A França foi acusada de explorar os recursos naturais desses países enquanto eles tinham dificuldades para resolver os problemas econômicos diários de seus cidadãos. Posthumus avalia que, com tais frustrações crescentes, os cidadãos muitas vezes perdem a confiança e a paciência com o processo democrático.
“A democracia não resolveu nenhum dos problemas básicos que as pessoas tinham, seja violência, seja pobreza e falta de oportunidades econômicas. E essas juntas são muito hábeis em fazer as pessoas acreditarem que resolverão esses problemas. Elas não resolverão”, diz.
Sociedade civil e mídia ineficazes
A preocupação de Emmanuel Bensah, porém, é que a África francófona ainda não desenvolveu totalmente sistemas e instituições de governança resilientes para resolver os desafios do desenvolvimento.
“Se você olhar para países como Gana, Nigéria, Gâmbia, Libéria, Serra Leoa, não importa o quão pobres eles possam ser, há uma sociedade civil trabalhando ativamente junto com uma mídia vibrante que procura pelo menos responsabilizar os responsáveis”, ressalta.
Bensah disse que a África anglófona está fazendo grandes avanços na amplificação de diferentes vozes, o que falta na África francófona. “O desafio sempre foi porque, durante muito tempo, muita coisa foi ditada pela França, que não dava espaço para o crescimento da sociedade civil local”, sublinha.
Insegurança no Sahel
A contínua deterioração da segurança na maioria das ex-colônias francesas na África também alimentou golpes recentes em Burkina Faso, Guiné, Níger e Mali. A região do Sahel está envolvida em insurgências desde 2012, começando no Mali.

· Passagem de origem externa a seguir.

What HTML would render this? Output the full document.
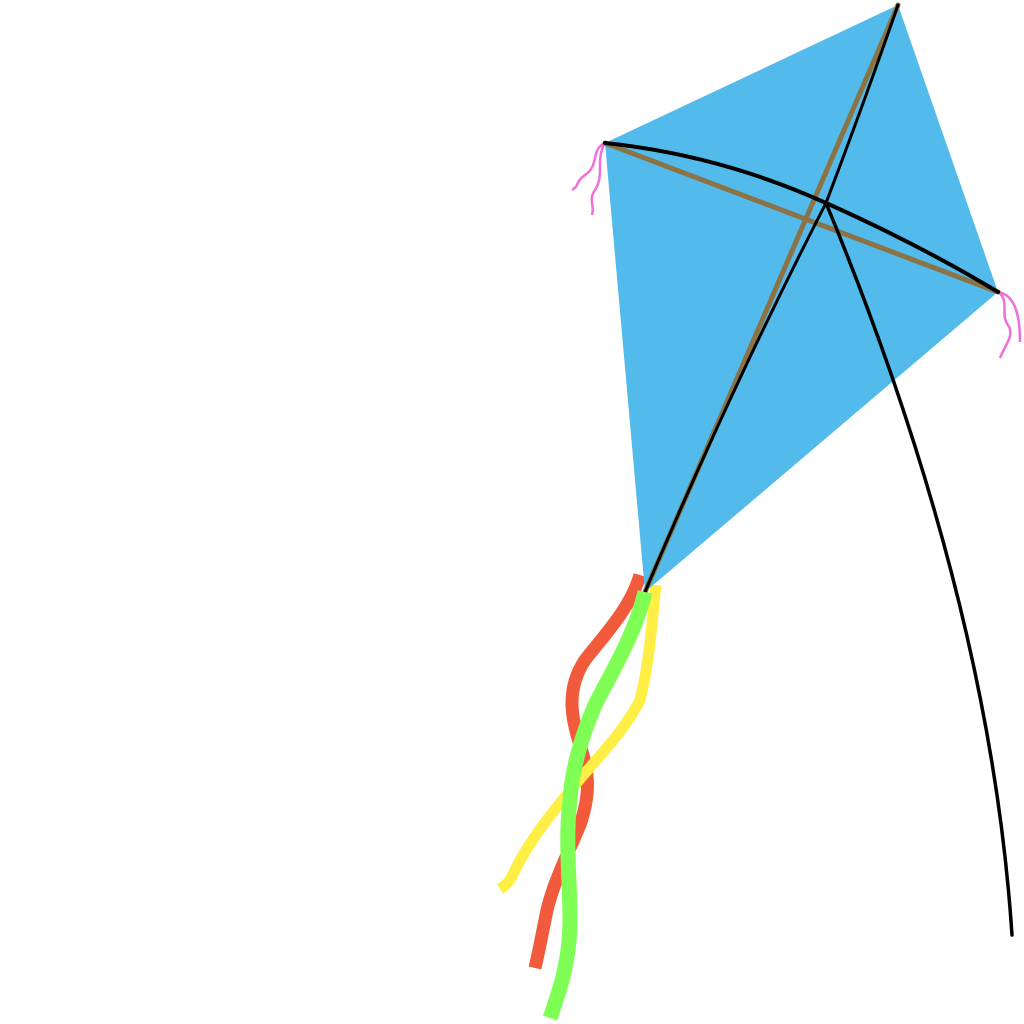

A onda se espalhou para Burkina Faso e Níger em 2015 e agora os Estados do Golfo da Guiné estão sofrendo ataques esporádicos. De acordo com as Nações Unidas, a crescente insegurança no Sahel representa uma “ameaça global”, à medida que a situação humanitária piora, com milhares de pessoas fugindo de seus lares.
Os países ocidentais, incluindo a França, tentaram sem sucesso lidar com a insegurança na região. No Mali e em Burkina Faso, suas missões militares tiveram que deixar esses países.
A CEDEAO está sob pressão para conter a onda de golpes, mas sua resposta normalmente envolve a imposição de sanções.
Reforma da CEDEAO
A recente decisão do bloco de ativar uma força de prontidão para uma possível intervenção militar no Níger dividiu os governos regionais e é vista como problemática por analistas como Eguegu. “A CEDEAO precisaria realmente redesenhar seu manual quando se trata de lidar com mudanças inconstitucionais de governo.”
Bensah acrescenta que o bloco deveria sobretudo ajudar as ex-colônias francesas a fortalecerem suas instituições democráticas. “Eles [África Ocidental francófona] precisam identificar com quais organizações da sociedade civil precisam começar a conversar e depois convidá-las a começar a desenvolver as capacidades locais”, diz.